1977: Foundation of Charter 77 in Czechoslovakia. Very low response in Slovakia. Stronger appearance of the Catholic, the so-called underground church. Slovakia became an independent church province of the Catholic Church, the diocese borders were adjusted to the state borders.

1985-1989: Perestroika period: Christians tried to organize various pilgrimages (such as pilgrimage to Velehrad in 1985). On 25 March 1988, a gathering of Christians at the Hviezdoslavovo Square in Bratislava was organized at the occasion of the Annunciation. Originally, it was allowed, later prohibited. Gathered believers prayed for the appointment of bishops in Slovakia and freedom of religion. The police violently dispersed the Christians.

17 November 1989: The “Velvet Revolution” put an end to the communist rule. Formation of civic democratic movements. Abolition of the leading role of the Communist Party in the Czechoslovak society in the Constitution.

23 April 1990: Changing the name of the state to the Czech and Slovak Federative Republic.

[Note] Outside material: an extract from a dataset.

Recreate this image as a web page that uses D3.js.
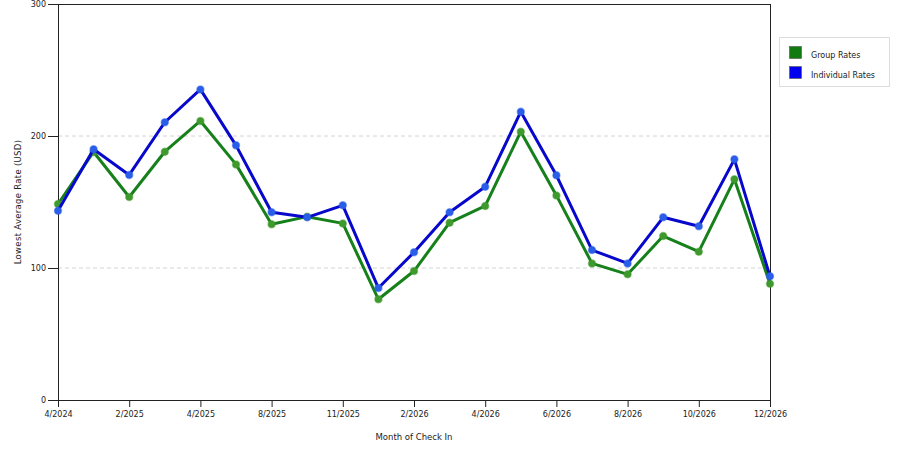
<!DOCTYPE html>
<html><head><meta charset="utf-8">
<script src="https://cdn.jsdelivr.net/npm/d3@7"></script>
<style>body{margin:0;background:#fff}svg{display:block;font-family:"DejaVu Sans",Verdana,sans-serif}</style>
</head><body><svg id="c" width="900" height="450"></svg>
<script>
const months = ["4/2024","12/2024","2/2025","3/2025","4/2025","6/2025","8/2025","10/2025","11/2025","1/2026","2/2026","3/2026","4/2026","5/2026","6/2026","7/2026","8/2026","9/2026","10/2026","11/2026","12/2026"];
const tickLabels = ["4/2024","2/2025","4/2025","8/2025","11/2025","2/2026","4/2026","6/2026","8/2026","10/2026","12/2026"];
const groupRates = [148.5,187.9,153.8,188.1,211.4,178.5,133.1,138.9,133.8,76.3,97.7,134.3,147,203.3,155,103.5,95.2,124.2,112.4,167.2,88.1];
const individualRates = [143.4,189.9,170.5,210.4,235.3,192.9,142.2,138.4,147.5,84.8,111.9,142.2,161.6,218.4,170.2,113.6,103.5,138.4,131.6,182.3,93.7];
const yTicks = [0,100,200,300];
const seriesNames = ["Group Rates","Individual Rates"];
const lineColors = ["#16801a","#0808cc"];
const markerColors = ["#3f9a2e","#2a5ee8"];
const swatchColors = ["#117a11","#0000ee"];

const svg = d3.select("#c");
const L=58,R=770,T=4,B=400;
const x = d3.scalePoint().domain(months).range([L,R]);
const y = d3.scaleLinear().domain([0,300]).range([B,T]);

svg.append("g").selectAll("line").data([100,200]).join("line")
  .attr("x1",L).attr("x2",R).attr("y1",d=>y(d)).attr("y2",d=>y(d))
  .attr("stroke","#d4d4d4").attr("stroke-dasharray","4,3");
svg.append("line").attr("x1",L).attr("x2",R).attr("y1",T+0.5).attr("y2",T+0.5).attr("stroke","#222");
svg.append("line").attr("x1",R+0.5).attr("x2",R+0.5).attr("y1",T).attr("y2",B).attr("stroke","#222");

const xa = svg.append("g").attr("transform",`translate(0,${B})`)
  .call(d3.axisBottom(x).tickValues(tickLabels).tickSize(7).tickSizeOuter(0).tickPadding(3));
const ya = svg.append("g").attr("transform",`translate(${L},0)`)
  .call(d3.axisLeft(y).tickValues(yTicks).tickSize(10).tickSizeOuter(0).tickPadding(2));
[xa,ya].forEach(a=>{a.select(".domain").attr("stroke","#222");a.selectAll(".tick line").attr("stroke","#222");
  a.selectAll("text").attr("fill","#222").style("font-size","8px").style("font-family","DejaVu Sans, Verdana, sans-serif");});
xa.selectAll("text").attr("dy","0.9em");

svg.append("text").attr("x",414).attr("y",440).attr("text-anchor","middle").attr("font-size","8.5px").attr("fill","#222").text("Month of Check In");
svg.append("text").attr("transform","translate(21,202) rotate(-90)").attr("text-anchor","middle").attr("font-size","8.5px").attr("letter-spacing","0.3px").attr("fill","#222").text("Lowest Average Rate (USD)");

const data=[groupRates,individualRates];
const line=d3.line().x((d,i)=>x(months[i])).y(d=>y(d));
data.forEach((s,k)=>{
  svg.append("path").datum(s).attr("d",line).attr("fill","none").attr("stroke",lineColors[k]).attr("stroke-width",3).attr("stroke-linejoin","round");
  svg.append("g").selectAll("circle").data(s).join("circle").attr("cx",(d,i)=>x(months[i])).attr("cy",d=>y(d)).attr("r",3.5)
    .attr("fill",markerColors[k]).attr("stroke",markerColors[k]).attr("stroke-opacity",0.5).attr("stroke-width",1.5);
});

const lg=svg.append("g");
lg.append("rect").attr("x",779.5).attr("y",37.5).attr("width",110).attr("height",49).attr("fill","#fff").attr("stroke","#ddd");
seriesNames.forEach((n,i)=>{
  lg.append("rect").attr("x",789.5).attr("y",46.5+i*20).attr("width",12).attr("height",12).attr("fill",swatchColors[i]).attr("stroke","#555").attr("stroke-width",0.6);
  lg.append("text").attr("x",811).attr("y",58+i*20).attr("font-size","8px").attr("fill","#222").text(n);
});
</script></body></html>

17 July 1992: The "Declaration of the Slovak National Council on the Sovereignty of the Slovak Republic" was approved. On 1 September 1992, the Constitution of the Slovak Republic was approved.

1 January 1993: Establishment of two independent states, i.e. the Slovak and the Czech Republic. February 1993: Michal Kovác was elected the first President of the independent Slovak Republic.

1995: Foundation of the archdiocese of Košice.

2000: Basic agreement between the Slovak Republic and the Holy See (Catholic Church). Later, similar agreements with the other recognised churches in Slovakia were signed.

2004: Slovakia became a member of NATO. From 1 May, also a member of the European Union.

2008: Reorganization of the Catholic Church in Slovakia: independent archdiocese of Bratislava and Žiline were established.

2009: Slovakia became a member of the European Monetary Union, and adopted the Euro currency.